Wie könnte man das Lang-Gedicht Helena innerhalb der modernen griechischen Lyrik einordnen?
Ritsos zählt mit den Nobelpreisträgern Seferis und Elytis zu den bedeutendsten griechischen Dichtern des 20. Jahrhunderts. Sie gehören zu einer Generation des Aufbruchs, welche die Symbole des modernen Griechentums neu erfindet: Mythos, Tradition, griechische Landschaft und Geschichte sind die Materialien dieser Lyrik. Neben dem kryptischen, pessimistischen Existentialismus von Seferis und der lichtdurchfluteten Sprachschöpfung von Elytis zeichnet Ritsos eine volksnahe, zugängliche Dichtung aus. Auch wenn er mit den Jahren, wie im Fall von Helena, zunehmend philosophischer wird, bleibt er diesem Prinzip treu.

Ein Dichter, der fast das ganze 20. Jahrhundert – samt Faschismus, Bürgerkrieg, Militärdiktatur – miterlebt hat: Denken Sie, man kann in seiner Biographie und seinem idealistischen Kampf die Wesenszüge dieser Epoche ablesen?
Die griechische Geschichte des letzten Jahrhunderts ist die eines entzweiten Landes und Ritsos´ Gedichte sind die Zeugenaussagen eines direkt Beteiligten – mit allen Illusionen und Desillusionen, die gerade die Zugehörigkeit zur Linken mit sich brachte. Er sah in der engagierten Kunst die für ihn einzige moralisch gerechtfertigte und wirksame künstlerische Haltung. Dafür wurde er fast ein Leben lang verfolgt, verbannt, gefoltert, zensiert, ganz zu schweigen von den innerparteilichen Zwängen und Konflikten, aber auch international gefeiert und anerkannt. Und doch erklingt immer wieder in seiner Dichtung, in Helena etwa hinter der Maske des Mythos, ein Lied auf eine ganz persönliche, unbegrenzte Freiheit und Unabhängigkeit.

Was bedeutet Ritsos Ihnen und was – denken Sie – bedeutet er den Griechen?
Ritsos schenkte uns Griechen das wunderschöne Wort „Romiosyne“, um das Griechisch-Sein als kulturelle Identität, Zugehörigkeitsgefühl und Freiheitsliebe zugleich, aber ohne nationalistischen Beigeschmack zu erfassen. Seine Dichtung wurde von Mikis Theodorakis vertont, dadurch konnte sie wirklich jeden erreichen; es wurde also ein Platz für Dichtung im Lebensgefühl eines Volkes geschaffen. Und dann ist diese unerschöpfliche Kraft in ihm, durch Kämpfen und Schreiben in Würde den Tod zu vertreiben.

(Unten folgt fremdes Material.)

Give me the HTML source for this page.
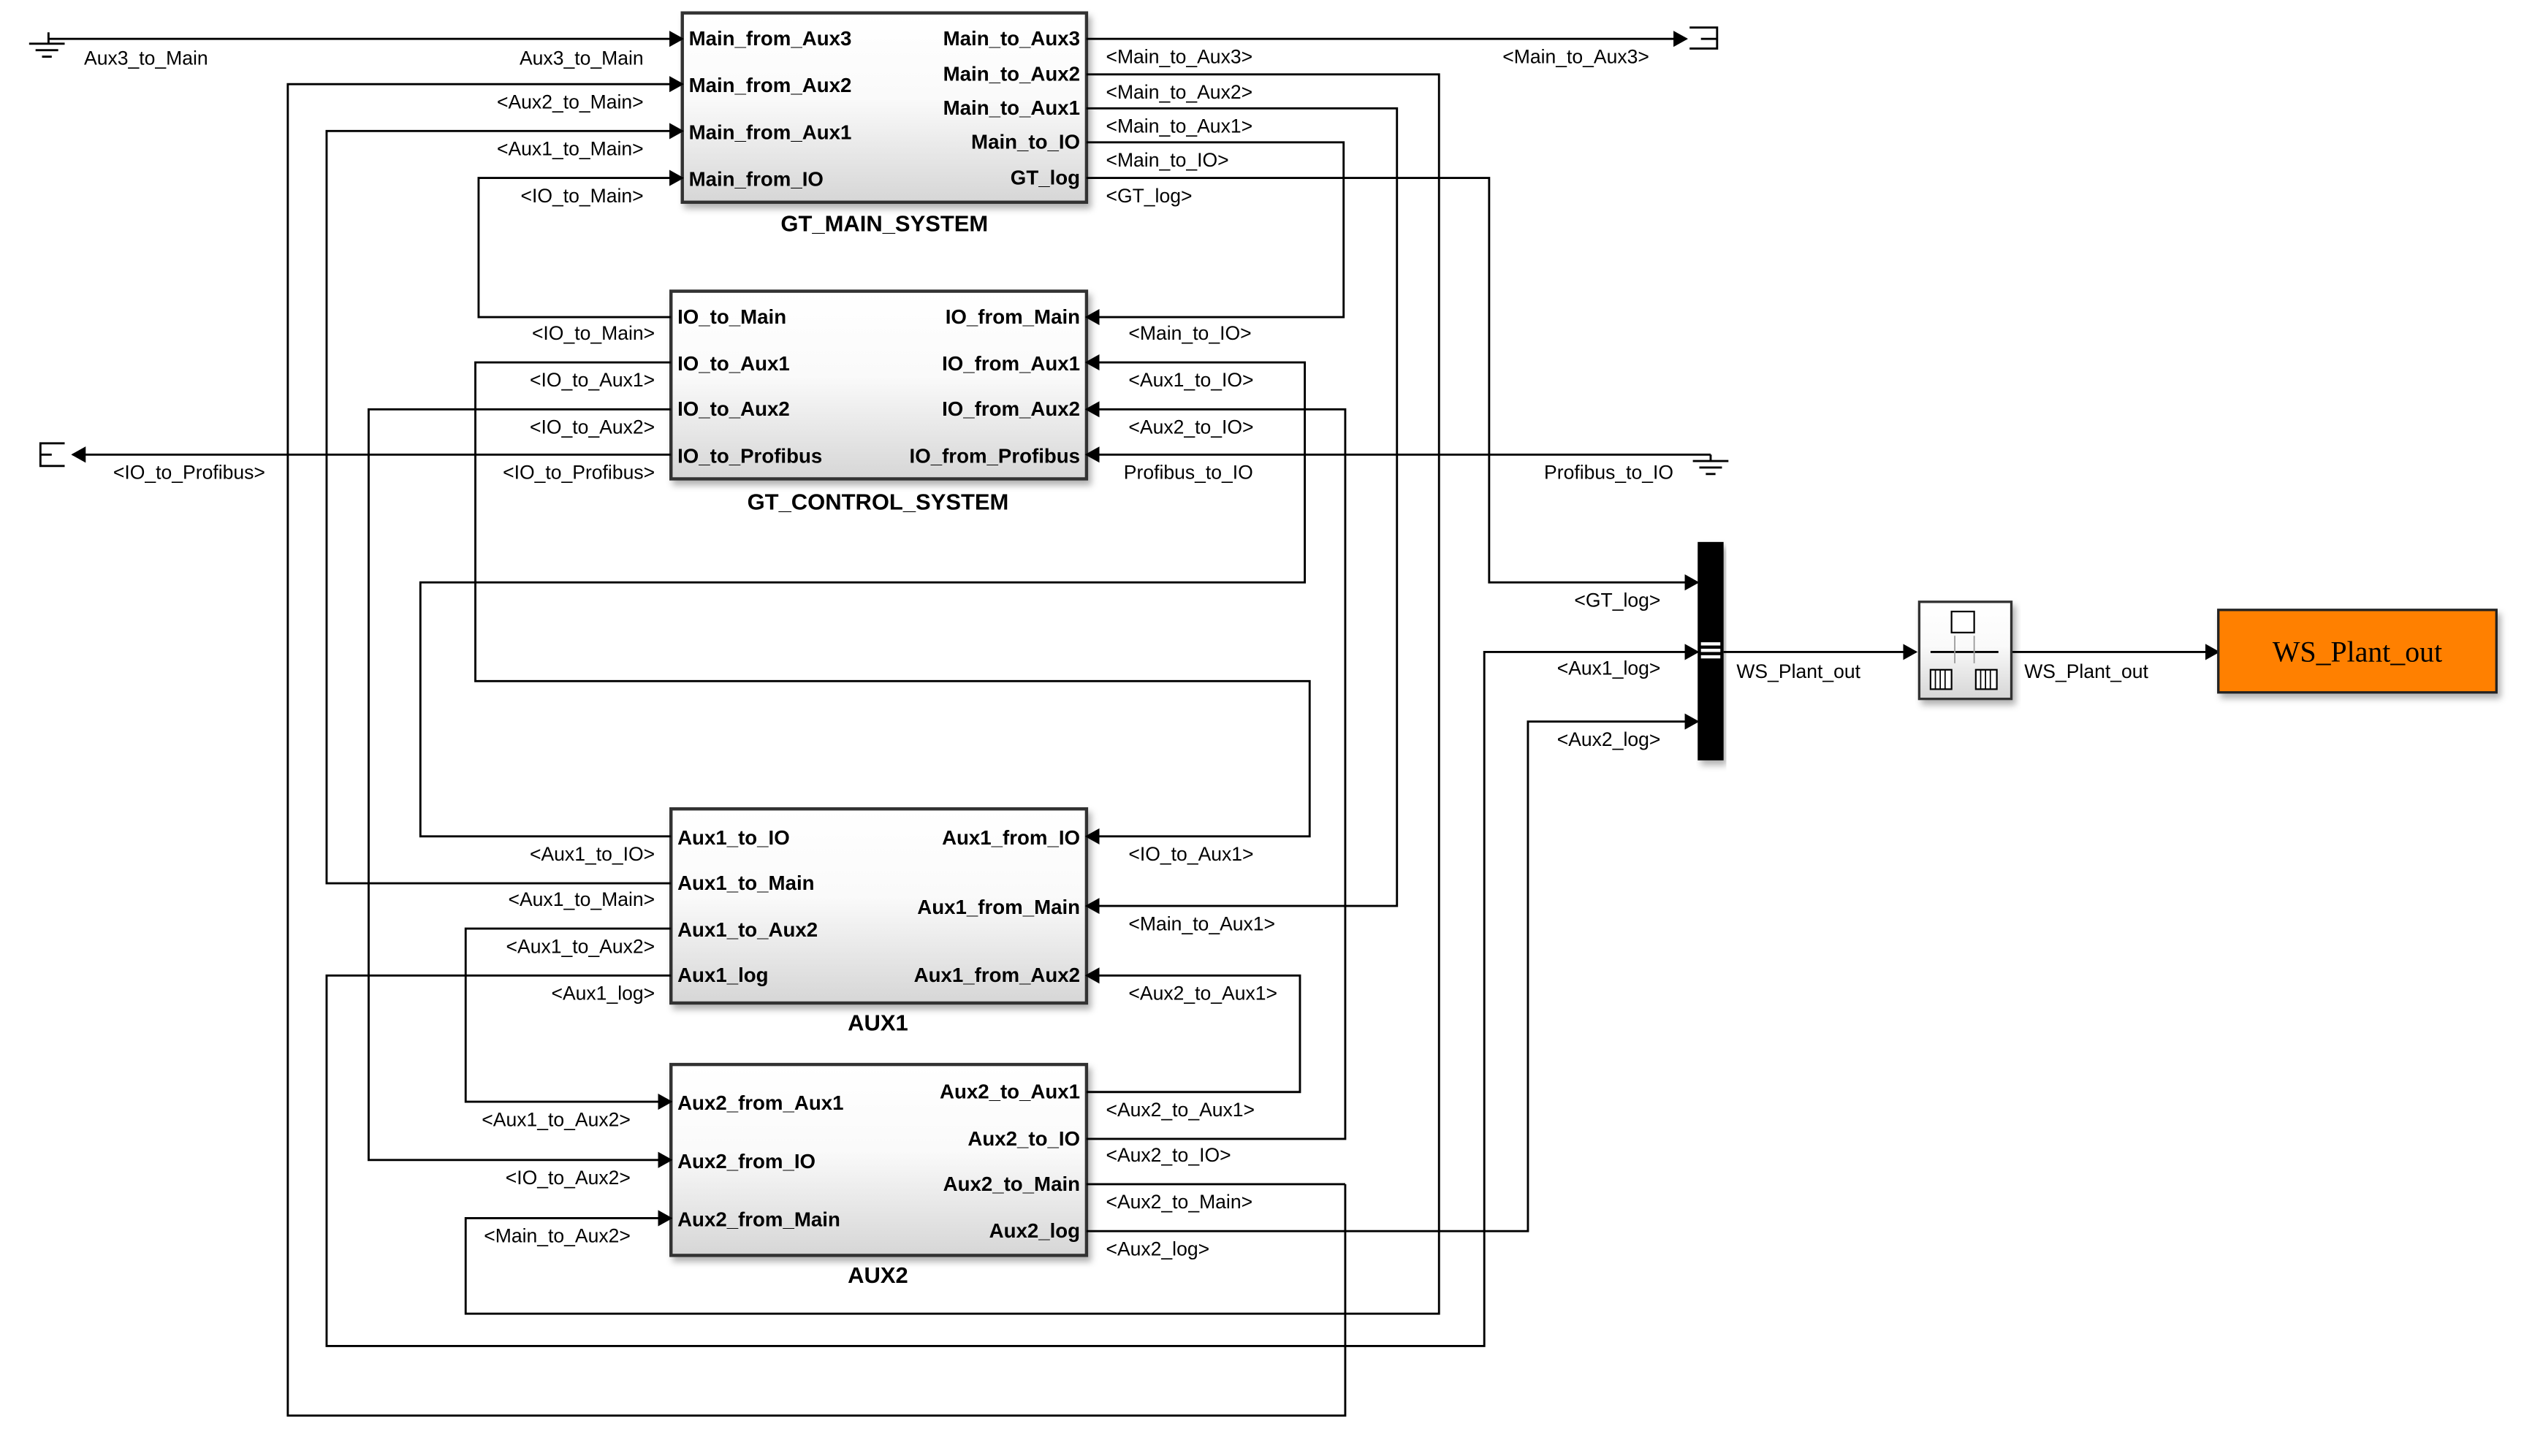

Im Nachwort des Gedichtbandes schreiben Sie: „Eine überzeitliche Auffassung von Dichtung und historischem Bewusstsein wird hier offenbar.“ Wie ist das gemeint?
In seinem Umgang mit dem antiken Mythos lässt Ritsos ein gegenseitiges Ineinanderfließen von Einst und Jetzt zu. Die antike Vergangenheit rückt dadurch näher, wird in heutige Maßstäbe überführt. Und umgekehrt: Die in den Mythos eingetauchte Gegenwart, das historisch Verankerte, gewinnt eine zeitlose Dimension. Wir haben es mit einer spezifischen Perzeption von Zeit, Geschichte und Tradition zu tun, mit einem Bewusstsein, dass alles Menschliche eine simultane Ordnung konstituiert. T.S. Eliot nannte es so unübertrefflich: „the historical sense“.

Planen Sie weitere Übersetzungen von Ritsos? Was kann speziell die deutsche Leserschaft aus seinem Schreiben erfahren?
Die Strahlkraft eines Textes, der auch nach 45 Jahren immer wieder neue Bilder im Kopf entstehen lässt. Wo Alt und Neu, Erhabenes und Alltägliches so ausgewogen zur Sprache kommen und wo das leiseste Flüstern einen Widerstandsakt darstellt. Leser werden unendlich viele Bezüge bis in die Gegenwart hinein herstellen können. Wir arbeiten zurzeit an einem weiteren Monolog aus der Vierten Dimension. Die Übersetzungen sind übrigens Ergebnis einer kollektiven Arbeit – das würde, glaube ich, auch Ritsos gefallen.

Frau Pallantza, wir danken Ihnen für das Gespräch.

Das Interview führte Frank.

Elena Pallantza wurde in Athen geboren, hat griechische Philologie studiert und unterrichtet Neugriechische Sprache und Kultur an der Universität Bonn. Sie ist Übersetzerin und schreibt Kurzgeschichten in griechischer Sprache.
Jannis Ritsos‘ Lang-Gedicht Helena, aus dem Griechischen von der Gruppe LEXIS unter der Leitung von Elena Pallantza, ist erschienen beim Verlag Reinecke & Voß (2017).